To test for intragroup dispersion, inter-sample distances were calculated as described above and tested for equal intragroup dispersions using betadisper [89] as implemented in vegan; the significance was calculated using anova. Univariate testing for differential abundances of each taxonomic unit between two or more groups was tested using a Kruskal-Wallis test (P-value), corrected for multiple testing using the Benjamini-Hochberg false discovery rate (q-value) [87]. Taxa with less than ten reads over all samples were excluded from this analysis to avoid artifacts. Post hoc statistical testing for significant differences between all combinations of two groups was conducted only for taxa with a significance of P < 0.2. Wilcoxon rank-sum tests were calculated for all possible group combinations and corrected for multiple testing using Benjamini-Hochberg false discovery rate (q-value). Calprotectin correlations to taxa were tested using a spearman correlation test; P-values were corrected using Benjamini-Hochberg false discovery rate. For testing the influence of age, a blocked Spearman test as implemented in COIN [90] was used, where genotype was used as blocking factor. To delineate enterotype influence from cage/genotype effect, we used a blocked independence test as implemented in COIN [90].

Taxonomic richness was calculated by rarefying the respective non-normalized feature abundance matrices until 3,800 (90% of minimum read number) or in the case of the enterotype calculations rarefactions to 2,300 (several samples in the minor enterotype were below 3,800 reads) reads per sample. The number of different taxa was calculated for each rarefied sample. This was repeated five times per sample, and the average is the reported richness. Analogous to this, Chao1 [91] richness estimates and Shannon diversity [92] estimates were calculated from the rarefied OTU matrix. We tested for significant differences in observed richness, richness estimates or Shannon diversity using a Kruskal-Wallis test.

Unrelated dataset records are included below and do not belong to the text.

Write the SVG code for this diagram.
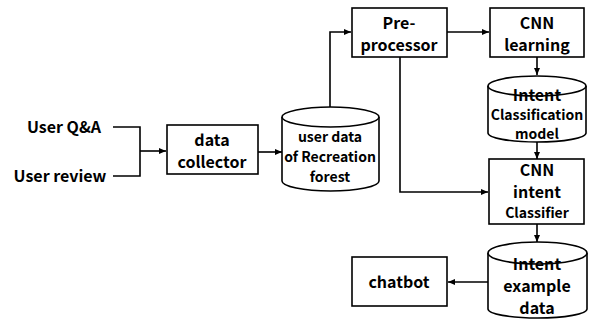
<svg xmlns="http://www.w3.org/2000/svg" width="591" height="321" viewBox="0 0 591 321">
<defs>
<marker id="ah" markerWidth="8" markerHeight="8" refX="7" refY="4" orient="auto" markerUnits="userSpaceOnUse"><path d="M0,1 L7,4 L0,7 Z" fill="#000"/></marker>
<style>
.b{fill:#fff;stroke:#000;stroke-width:1.6}
.c{fill:none;stroke:#000;stroke-width:1.6}
.t{font-family:"Noto Sans CJK KR","Noto Sans",sans-serif;font-weight:bold;fill:#000;text-anchor:middle}
.l{font-size:16px}
.s{font-size:14px}
</style>
</defs>
<rect width="591" height="321" fill="#fff"/>
<g id="connectors">
<path class="c" d="M113,127 H140 V176 H113"/>
<path class="c" d="M140,151 H166" marker-end="url(#ah)"/>
<path class="c" d="M258,152 H282" marker-end="url(#ah)"/>
<path class="c" d="M330,108 V32 H351" marker-end="url(#ah)"/>
<path class="c" d="M447,32 H489" marker-end="url(#ah)"/>
<path class="c" d="M537,57 V75" marker-end="url(#ah)"/>
<path class="c" d="M537,142 V159" marker-end="url(#ah)"/>
<path class="c" d="M400,57 V192 H488" marker-end="url(#ah)"/>
<path class="c" d="M537,224 V242" marker-end="url(#ah)"/>
<path class="c" d="M488,282 H448" marker-end="url(#ah)"/>
</g>
<g id="userqa"><text class="t l" x="64" y="133">User Q&amp;A</text></g>
<g id="userreview"><text class="t l" x="60" y="182">User review</text></g>
<g id="collector">
<rect class="b" x="167" y="125" width="91" height="49"/>
<text class="t l" x="212" y="146">data</text>
<text class="t l" x="212" y="168">collector</text>
</g>
<g id="userdata">
<path class="b" d="M282,117 V181 A48.5,10 0 0 0 379,181 V117"/>
<ellipse class="b" cx="330.5" cy="117" rx="48.5" ry="10"/>
<text class="t s" x="330" y="142">user data</text>
<text class="t s" x="330" y="162">of Recreation</text>
<text class="t s" x="330" y="182">forest</text>
</g>
<g id="preprocessor">
<rect class="b" x="352" y="8" width="95" height="49"/>
<text class="t l" x="399" y="29">Pre-</text>
<text class="t l" x="399" y="51">processor</text>
</g>
<g id="cnnlearning">
<rect class="b" x="490" y="8" width="94" height="49"/>
<text class="t l" x="537" y="29">CNN</text>
<text class="t l" x="537" y="51">learning</text>
</g>
<g id="model">
<path class="b" d="M488,86 V133 A49,9 0 0 0 586,133 V86"/>
<ellipse class="b" cx="537" cy="86" rx="49" ry="10"/>
<text class="t l" x="537" y="101">Intent</text>
<text class="t s" x="537" y="120">Classification</text>
<text class="t s" x="537" y="139">model</text>
</g>
<g id="classifier">
<rect class="b" x="489" y="159" width="95" height="65"/>
<text class="t l" x="537" y="176">CNN</text>
<text class="t l" x="537" y="198">intent</text>
<text class="t s" x="537" y="218">Classifier</text>
</g>
<g id="example">
<path class="b" d="M488,253 V309 A49.5,9 0 0 0 587,309 V253"/>
<ellipse class="b" cx="537.5" cy="253" rx="49.5" ry="11"/>
<text class="t l" x="537" y="270">Intent</text>
<text class="t l" x="537" y="292">example</text>
<text class="t l" x="537" y="314">data</text>
</g>
<g id="chatbot">
<rect class="b" x="352" y="257" width="95" height="49"/>
<text class="t l" x="399" y="288">chatbot</text>
</g>
</svg>
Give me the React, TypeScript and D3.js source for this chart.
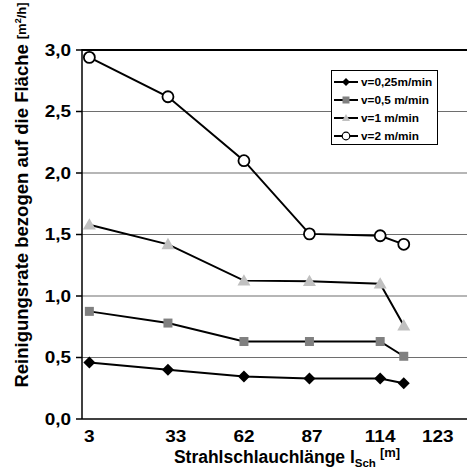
import React from "react";
import * as d3 from "d3";

const xValues = [3, 33, 62, 87, 114, 123];
const series025 = [0.46, 0.40, 0.345, 0.33, 0.33, 0.29];
const series05 = [0.875, 0.78, 0.63, 0.63, 0.63, 0.51];
const series1 = [1.58, 1.42, 1.125, 1.12, 1.10, 0.76];
const series2 = [2.94, 2.62, 2.10, 1.505, 1.49, 1.42];
const seriesNames = ["v=0,25m/min", "v=0,5 m/min", "v=1 m/min", "v=2 m/min"];
const xTickLabels = ["3", "33", "62", "87", "114", "123"];
const xTickAnchors = [3, 36, 62, 88, 114, 136];
const yTicks = [0, 0.5, 1, 1.5, 2, 2.5, 3];

const W = 467;
const H = 469;
const left = 82;
const top = 50;
const bottom = 419;

const x = d3.scaleLinear().domain([0, 148]).range([81.5, 81.5 + 148 * 2.62]);
const y = d3.scaleLinear().domain([0, 3]).range([bottom, top]);

const FONT = "'Liberation Sans', Arial, sans-serif";

type Kind = "diamond" | "square" | "triangle" | "circle";
const kinds: Kind[] = ["diamond", "square", "triangle", "circle"];
const allSeries = [series025, series05, series1, series2];

function Marker({ kind, cx, cy }: { kind: Kind; cx: number; cy: number }) {
  if (kind === "diamond") {
    const s = 6;
    return (
      <path
        d={`M${cx},${cy - s}L${cx + s},${cy}L${cx},${cy + s}L${cx - s},${cy}Z`}
        fill="#000"
      />
    );
  }
  if (kind === "square") {
    const s = 4.5;
    return <rect x={cx - s} y={cy - s} width={2 * s} height={2 * s} fill="#808080" />;
  }
  if (kind === "triangle") {
    const s = 6.5;
    return (
      <path
        d={`M${cx},${cy - s}L${cx + s},${cy + s * 0.75}L${cx - s},${cy + s * 0.75}Z`}
        fill="#c0c0c0"
      />
    );
  }
  return <circle cx={cx} cy={cy} r={5.5} fill="#fff" stroke="#000" strokeWidth={1.8} />;
}

function LegendMarker({ kind, cx, cy }: { kind: Kind; cx: number; cy: number }) {
  if (kind === "diamond") {
    const s = 4;
    return <path d={`M${cx},${cy - s}L${cx + s},${cy}L${cx},${cy + s}L${cx - s},${cy}Z`} fill="#000" />;
  }
  if (kind === "square") {
    const s = 3.5;
    return <rect x={cx - s} y={cy - s} width={2 * s} height={2 * s} fill="#808080" />;
  }
  if (kind === "triangle") {
    const s = 4;
    return <path d={`M${cx},${cy - s}L${cx + s},${cy + s * 0.75}L${cx - s},${cy + s * 0.75}Z`} fill="#c0c0c0" />;
  }
  return <circle cx={cx} cy={cy} r={3.8} fill="#fff" stroke="#000" strokeWidth={1.2} />;
}

export default function App() {
  const line = d3
    .line<[number, number]>()
    .x((d) => x(d[0]))
    .y((d) => y(d[1]));

  return (
    <svg
      width={W}
      height={H}
      style={{ position: "absolute", left: 0, top: 0, background: "#fff" }}
      fontFamily={FONT}
    >
      <rect x={0} y={0} width={W} height={H} fill="#fff" />
      {/* gridlines */}
      {yTicks.slice(1, -1).map((t) => (
        <line key={t} x1={left} x2={W} y1={y(t)} y2={y(t)} stroke="#6e6e6e" strokeWidth={1.2} />
      ))}
      <line x1={left} x2={W} y1={y(3)} y2={y(3)} stroke="#000" strokeWidth={2} />
      {/* axes */}
      <line x1={left} x2={left} y1={y(3) - 1} y2={bottom} stroke="#000" strokeWidth={1.5} />
      <line x1={left} x2={W} y1={bottom} y2={bottom} stroke="#000" strokeWidth={1.5} />
      {yTicks.map((t) => (
        <g key={t}>
          <line x1={left - 6} x2={left} y1={y(t)} y2={y(t)} stroke="#000" strokeWidth={1.5} />
          <text
            x={71}
            y={y(t) + 6}
            textAnchor="end"
            fontSize={16.5}
            fontWeight="bold"
            transform={`translate(71,0) scale(1.15,1) translate(-71,0)`}
          >
            {d3.format(".1f")(t).replace(".", ",")}
          </text>
        </g>
      ))}
      {/* x labels */}
      {xTickLabels.map((lab, i) => (
        <text
          key={lab}
          x={x(xTickAnchors[i])}
          y={442}
          textAnchor="middle"
          fontSize={16.5}
          fontWeight="bold"
          transform={`translate(${x(xTickAnchors[i])},0) scale(1.15,1) translate(${-x(xTickAnchors[i])},0)`}
        >
          {lab}
        </text>
      ))}
      {/* series */}
      {allSeries.map((s, si) => (
        <g key={si}>
          <path
            d={line(s.map((v, i) => [xValues[i], v] as [number, number])) || ""}
            fill="none"
            stroke="#000"
            strokeWidth={2}
          />
          {s.map((v, i) => (
            <Marker key={i} kind={kinds[si]} cx={x(xValues[i])} cy={y(v)} />
          ))}
        </g>
      ))}
      {/* legend */}
      <rect x={331.5} y={70.5} width={106} height={74} fill="#fff" stroke="#000" strokeWidth={1} />
      {seriesNames.map((n, i) => {
        const ly = 82 + i * 18;
        return (
          <g key={n}>
            <line x1={334} x2={358} y1={ly} y2={ly} stroke="#000" strokeWidth={2} />
            <LegendMarker kind={kinds[i]} cx={346} cy={ly} />
            <text x={361} y={ly + 4} fontSize={11.8} fontWeight="bold">
              {n}
            </text>
          </g>
        );
      })}
      {/* x title */}
      <text x={287} y={463} textAnchor="middle" fontSize={17.5} fontWeight="bold">
        Strahlschlauchlänge l
        <tspan fontSize={11.5} dy={4}>Sch</tspan>
        <tspan fontSize={13} dy={-10} dx={4}>[m]</tspan>
      </text>
      {/* y title */}
      <text
        transform="translate(28,195) rotate(-90)"
        textAnchor="middle"
        fontSize={18.5}
        fontWeight="bold"
      >
        Reinigungsrate bezogen auf die Fläche
        <tspan fontSize={13} dx={5} dy={-2}>[m</tspan>
        <tspan fontSize={9} dy={-5}>2</tspan>
        <tspan fontSize={13} dy={5}>/h]</tspan>
      </text>
    </svg>
  );
}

SNP genomic distances between mouse strains were obtained from [62]. The Bray-Curits microbiome distance between the strains for which genetic distances were available was calculated from the rarefied and transformed abundance matrix. Between strain distances were calculated from the median distance between all samples from the respective strains. The microbiome and genomic distance matrix were tested for correlation using Mantel's test [93]. Subsequently, a separate NMDS was calculated for each genomic and metagenomic distance, and a Procrustes transformation was used to visualize the similarities between these two ordinations.

Data accession

Sequences have been deposited in the NCBI Short Read Archive [SRA054360].